Scalability is the system’s ability to handle increasing load — users, requests, data, or traffic — by upgrading resources or infrastructure without degrading performance.
🔍 Two Key Types of Scalability
| Type | Description | Example |
|---|---|---|
| Vertical Scaling (Scale Up) | Add more power (CPU, RAM, etc.) to a single machine. | Upgrading from a 4-core to a 16-core server. |
| Horizontal Scaling (Scale Out) | Add more machines to handle the load in parallel. | Adding more servers behind a load balancer. |
🧠 Why It Matters
- A non-scalable system fails or slows down as demand grows.
- A scalable system maintains or improves performance with growth.
⚙️ What Needs to Scale?
- Traffic (requests/sec) → Need load balancers, CDN.
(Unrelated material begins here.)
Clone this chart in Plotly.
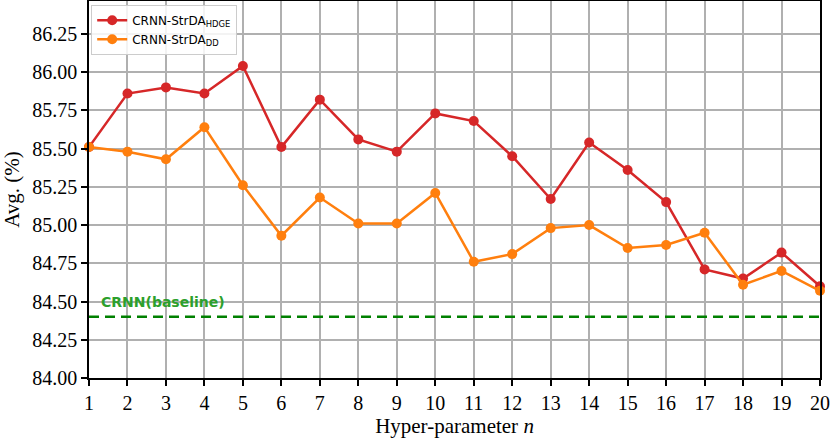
import plotly.graph_objects as go

n_values = list(range(1, 21))
hdge = [85.51, 85.86, 85.90, 85.86, 86.04, 85.51, 85.82, 85.56, 85.48, 85.73,
        85.68, 85.45, 85.17, 85.54, 85.36, 85.15, 84.71, 84.65, 84.82, 84.60]
dd = [85.51, 85.48, 85.43, 85.64, 85.26, 84.93, 85.18, 85.01, 85.01, 85.21,
      84.76, 84.81, 84.98, 85.00, 84.85, 84.87, 84.95, 84.61, 84.70, 84.57]
baseline = 84.40
y_ticks = [84.00, 84.25, 84.50, 84.75, 85.00, 85.25, 85.50, 85.75, 86.00, 86.25]

fig = go.Figure()
fig.add_trace(go.Scatter(
    x=n_values, y=hdge, mode="lines+markers",
    name="CRNN-StrDA<sub>HDGE</sub>",
    line=dict(color="#d62728", width=2.5),
    marker=dict(size=10, color="#d62728"),
    cliponaxis=False,
))
fig.add_trace(go.Scatter(
    x=n_values, y=dd, mode="lines+markers",
    name="CRNN-StrDA<sub>DD</sub>",
    line=dict(color="#ff7f0e", width=2.5),
    marker=dict(size=10, color="#ff7f0e"),
    cliponaxis=False,
))
fig.add_trace(go.Scatter(
    x=[n_values[0], n_values[-1]], y=[baseline, baseline], mode="lines",
    line=dict(color="#008000", width=2.5, dash="10px,6px"),
    showlegend=False, hoverinfo="skip",
))
fig.add_annotation(
    x=1.27, y=84.497, xref="x", yref="y",
    text="<b>CRNN(baseline)</b>", showarrow=False,
    xanchor="left", yanchor="middle",
    font=dict(family="DejaVu Sans", size=14, color="#2ca02c"),
)

axis_common = dict(
    showgrid=True, gridcolor="#b0b0b0", gridwidth=1.5,
    showline=True, linecolor="black", linewidth=1.5, mirror=True,
    ticks="outside", ticklen=6, tickwidth=1.5, tickcolor="black",
    zeroline=False,
    tickfont=dict(family="Liberation Serif", size=20, color="black"),
)
fig.update_xaxes(
    range=[1, 20], tickmode="array", tickvals=n_values,
    ticktext=[str(v) for v in n_values],
    title=dict(text="Hyper-parameter <i>n</i>", standoff=6,
               font=dict(family="Liberation Serif", size=21, color="black")),
    **axis_common,
)
fig.update_yaxes(
    range=[84.0, 86.465], tickmode="array", tickvals=y_ticks,
    ticktext=[f"{v:.2f}" for v in y_ticks],
    title=dict(text="Avg. (%)", standoff=8,
               font=dict(family="Liberation Serif", size=21, color="black")),
    **axis_common,
)
fig.update_layout(
    width=831, height=441,
    margin=dict(l=89, r=11, t=1, b=63, autoexpand=False),
    plot_bgcolor="white", paper_bgcolor="white",
    showlegend=True,
    legend=dict(
        x=0.003, y=0.99, xanchor="left", yanchor="top",
        bgcolor="rgba(255,255,255,0.85)", bordercolor="#cccccc", borderwidth=1,
        font=dict(family="DejaVu Sans", size=12, color="black"),
        itemwidth=30, tracegroupgap=0,
    ),
)
fig.write_html("out.html", config={"displayModeBar": False},
               post_script="document.body.style.margin='0';")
- Data size → Need sharding, distributed databases.
- Users → Need session management, stateless services.
- Compute workload → Need worker queues, autoscaling.
🚀 How to Design for Scalability
- Stateless services → Easier to scale horizontally.
- Database sharding/partitioning → Avoid single-node bottlenecks.
- Caching → Reduce database load (Redis, Memcached).
- Async processing → Use queues (e.g., RabbitMQ, Kafka) for heavy tasks.
- CDNs → Offload static content from your servers.
- Auto-scaling infrastructure → Dynamically adjust based on load (e.g., AWS EC2 Auto Scaling).
📉 Scalability Trade-offs
- Cost → Scaling can be expensive.
- Complexity → More moving parts, harder debugging.
- Consistency → More scaling often means sacrificing strong consistency (CAP theorem).
🧪 Example
If your app handles:
- 100 users/day with 1 server – fine.
- 10,000 users/day – that one server might choke.
A scalable design will let you:
- Add more servers automatically (horizontal scaling).
- Cache responses (Redis).
- Load balance requests across multiple instances.